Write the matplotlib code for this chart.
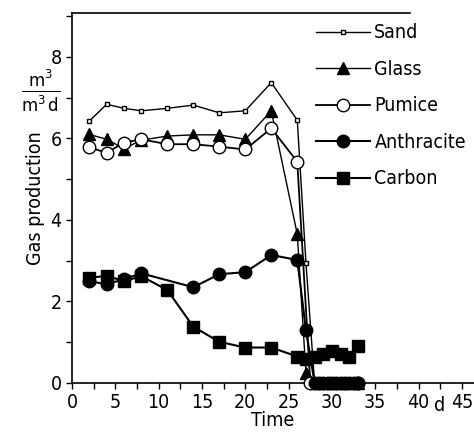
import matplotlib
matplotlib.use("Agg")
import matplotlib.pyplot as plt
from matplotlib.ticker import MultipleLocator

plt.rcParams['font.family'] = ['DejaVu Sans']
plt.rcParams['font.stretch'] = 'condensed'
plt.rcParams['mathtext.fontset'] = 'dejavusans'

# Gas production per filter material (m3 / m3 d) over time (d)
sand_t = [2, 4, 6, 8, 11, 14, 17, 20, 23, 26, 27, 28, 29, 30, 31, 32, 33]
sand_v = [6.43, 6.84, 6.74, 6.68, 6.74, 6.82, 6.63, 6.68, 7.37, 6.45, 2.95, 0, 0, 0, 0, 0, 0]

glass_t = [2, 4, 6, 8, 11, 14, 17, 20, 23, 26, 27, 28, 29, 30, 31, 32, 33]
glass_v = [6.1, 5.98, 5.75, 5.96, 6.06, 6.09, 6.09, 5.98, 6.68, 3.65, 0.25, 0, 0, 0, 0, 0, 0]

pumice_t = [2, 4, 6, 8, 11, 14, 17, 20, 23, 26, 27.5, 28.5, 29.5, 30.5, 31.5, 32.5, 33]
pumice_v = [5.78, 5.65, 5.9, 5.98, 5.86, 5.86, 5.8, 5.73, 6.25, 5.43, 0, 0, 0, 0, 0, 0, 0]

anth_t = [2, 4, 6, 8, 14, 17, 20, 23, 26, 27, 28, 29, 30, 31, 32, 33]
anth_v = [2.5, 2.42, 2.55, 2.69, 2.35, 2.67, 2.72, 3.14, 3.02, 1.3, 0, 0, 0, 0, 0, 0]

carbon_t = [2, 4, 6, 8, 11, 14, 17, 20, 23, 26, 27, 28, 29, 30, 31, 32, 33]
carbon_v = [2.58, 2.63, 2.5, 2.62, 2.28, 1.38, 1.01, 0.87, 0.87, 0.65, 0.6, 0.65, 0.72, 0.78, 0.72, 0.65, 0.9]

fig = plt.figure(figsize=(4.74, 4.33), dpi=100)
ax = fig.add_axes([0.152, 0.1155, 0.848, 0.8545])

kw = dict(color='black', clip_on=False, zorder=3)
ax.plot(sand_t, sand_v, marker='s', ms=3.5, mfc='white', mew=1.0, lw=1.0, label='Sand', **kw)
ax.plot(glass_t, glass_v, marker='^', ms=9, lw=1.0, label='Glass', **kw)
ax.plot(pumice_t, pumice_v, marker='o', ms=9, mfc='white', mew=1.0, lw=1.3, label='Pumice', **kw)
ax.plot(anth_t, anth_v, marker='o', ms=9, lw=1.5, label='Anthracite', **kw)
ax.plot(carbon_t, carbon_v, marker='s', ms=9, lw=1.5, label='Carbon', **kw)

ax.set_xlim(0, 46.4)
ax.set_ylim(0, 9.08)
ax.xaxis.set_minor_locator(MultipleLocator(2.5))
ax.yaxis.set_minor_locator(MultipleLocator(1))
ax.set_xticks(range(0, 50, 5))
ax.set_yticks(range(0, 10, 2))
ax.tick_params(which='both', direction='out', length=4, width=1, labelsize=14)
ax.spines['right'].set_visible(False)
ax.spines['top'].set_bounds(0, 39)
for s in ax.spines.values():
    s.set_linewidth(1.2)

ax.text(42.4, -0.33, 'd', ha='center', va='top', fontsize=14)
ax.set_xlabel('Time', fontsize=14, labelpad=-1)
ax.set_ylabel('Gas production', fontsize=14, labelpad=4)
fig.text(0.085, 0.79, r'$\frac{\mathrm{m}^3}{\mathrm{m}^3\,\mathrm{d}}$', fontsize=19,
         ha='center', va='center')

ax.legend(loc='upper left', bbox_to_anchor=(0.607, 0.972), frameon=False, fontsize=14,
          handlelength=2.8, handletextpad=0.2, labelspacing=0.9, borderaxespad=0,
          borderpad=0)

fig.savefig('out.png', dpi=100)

◆ **YOUR TASK**:
Take the material above from its first line through the line holding "2.95, 0, 0, 0, 0, 0, 0]" and set it down exactly, without the pictures.

◆ **REPLY TO THE TASK**:
Write the matplotlib code for this chart.
import matplotlib
matplotlib.use("Agg")
import matplotlib.pyplot as plt
from matplotlib.ticker import MultipleLocator

plt.rcParams['font.family'] = ['DejaVu Sans']
plt.rcParams['font.stretch'] = 'condensed'
plt.rcParams['mathtext.fontset'] = 'dejavusans'

# Gas production per filter material (m3 / m3 d) over time (d)
sand_t = [2, 4, 6, 8, 11, 14, 17, 20, 23, 26, 27, 28, 29, 30, 31, 32, 33]
sand_v = [6.43, 6.84, 6.74, 6.68, 6.74, 6.82, 6.63, 6.68, 7.37, 6.45, 2.95, 0, 0, 0, 0, 0, 0]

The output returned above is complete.